A l’heure où Benyamin Nétanyahou affiche sa volonté d’occuper l’ensemble de Gaza, il est décidé à faire de l’humanitaire un outil de la guerre, de la dépossession et de la colonisation. Si, après avoir de nouveau utilisé la famine et la pénurie comme armes depuis le blocus total mis en place le 2 mars, le premier ministre israélien a accepté, sous les pressions américaines, l’entrée d’un volume minimal de nourriture et de médicaments, le 19 mai, il entend en réalité remplacer à terme les échanges commerciaux et les acteurs humanitaires actuels par un système humanitaire militarisé.
Plusieurs centres de stockage de l’aide ont en effet commencé à être construits dans le sud du territoire, où est massé l’essentiel de la population – 70 % de l’enclave est, à ce jour, sous contrôle de l’armée ou fait l’objet d’ordres d’évacuation. L’objectif est que cette population soit regroupée dans trois zones dites « stériles », c’est-à-dire sans combattants ou membres du Hamas, créées au sein de l’enclave et entre lesquelles les mouvements seront contrôlés, de façon à faciliter ultérieurement le transfert des habitants hors de l’enclave.

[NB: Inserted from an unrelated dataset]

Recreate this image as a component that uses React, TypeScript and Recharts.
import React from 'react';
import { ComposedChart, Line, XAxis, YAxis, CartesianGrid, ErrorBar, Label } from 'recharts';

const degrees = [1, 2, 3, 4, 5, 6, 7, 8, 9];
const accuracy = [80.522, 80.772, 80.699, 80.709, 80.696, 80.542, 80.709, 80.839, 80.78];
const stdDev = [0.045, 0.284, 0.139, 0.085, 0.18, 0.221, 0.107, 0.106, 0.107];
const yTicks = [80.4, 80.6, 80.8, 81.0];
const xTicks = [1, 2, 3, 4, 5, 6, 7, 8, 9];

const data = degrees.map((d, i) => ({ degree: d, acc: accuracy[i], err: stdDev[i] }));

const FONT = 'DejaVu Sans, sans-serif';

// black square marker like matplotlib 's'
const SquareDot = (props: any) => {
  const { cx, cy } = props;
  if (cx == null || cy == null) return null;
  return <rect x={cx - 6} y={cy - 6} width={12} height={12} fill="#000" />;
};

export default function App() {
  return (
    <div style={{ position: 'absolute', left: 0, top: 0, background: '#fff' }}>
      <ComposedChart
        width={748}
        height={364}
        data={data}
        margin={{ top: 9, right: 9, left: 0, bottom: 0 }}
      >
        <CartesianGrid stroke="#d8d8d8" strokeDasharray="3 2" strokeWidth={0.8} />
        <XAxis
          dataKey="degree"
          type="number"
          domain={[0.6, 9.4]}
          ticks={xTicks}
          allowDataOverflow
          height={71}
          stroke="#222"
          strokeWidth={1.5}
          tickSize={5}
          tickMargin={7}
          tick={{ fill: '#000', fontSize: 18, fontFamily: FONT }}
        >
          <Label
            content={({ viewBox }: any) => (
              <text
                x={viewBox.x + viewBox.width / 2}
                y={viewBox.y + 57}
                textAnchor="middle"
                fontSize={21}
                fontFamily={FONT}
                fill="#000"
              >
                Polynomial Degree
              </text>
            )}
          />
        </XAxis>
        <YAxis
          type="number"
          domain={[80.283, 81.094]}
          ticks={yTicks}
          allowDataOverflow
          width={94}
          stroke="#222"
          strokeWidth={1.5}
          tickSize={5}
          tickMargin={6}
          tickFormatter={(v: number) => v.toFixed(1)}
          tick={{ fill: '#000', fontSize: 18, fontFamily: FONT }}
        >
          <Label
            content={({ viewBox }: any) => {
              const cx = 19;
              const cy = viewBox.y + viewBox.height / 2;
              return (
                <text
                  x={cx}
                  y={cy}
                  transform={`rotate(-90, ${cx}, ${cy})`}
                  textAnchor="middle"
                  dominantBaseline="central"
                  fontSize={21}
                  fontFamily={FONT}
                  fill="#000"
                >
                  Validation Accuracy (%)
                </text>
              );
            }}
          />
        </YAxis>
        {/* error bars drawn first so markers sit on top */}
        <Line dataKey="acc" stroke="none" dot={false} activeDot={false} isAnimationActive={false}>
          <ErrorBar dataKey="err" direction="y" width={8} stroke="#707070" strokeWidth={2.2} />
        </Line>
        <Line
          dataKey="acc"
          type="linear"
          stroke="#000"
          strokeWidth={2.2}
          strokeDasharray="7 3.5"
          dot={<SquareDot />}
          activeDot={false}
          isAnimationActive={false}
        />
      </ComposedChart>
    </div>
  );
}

Dans ces zones, un système de reconnaissance faciale algorithmique permettra à une société américaine privée émanant de la Gaza Humanitarian Foundation, fondée en Suisse en février, de distribuer des denrées stockées dans les centres cités plus haut à un membre de chaque famille préalablement doté d’un « laissez-passer sécuritaire ». Précisons que cette société est composée d’anciens de l’armée et des services de renseignement américains sans expérience reconnue dans l’humanitaire, et qu’elle prend la suite d’un projet similaire, celui de la Global Delivery Company – cyniquement vanté par son fondateur, Mordechai Kahana, comme un « Uber pour zones de guerre » ayant pour objectif de délivrer de l’aide dans de futures « bulles humanitaires » ou « cantons électroniques ».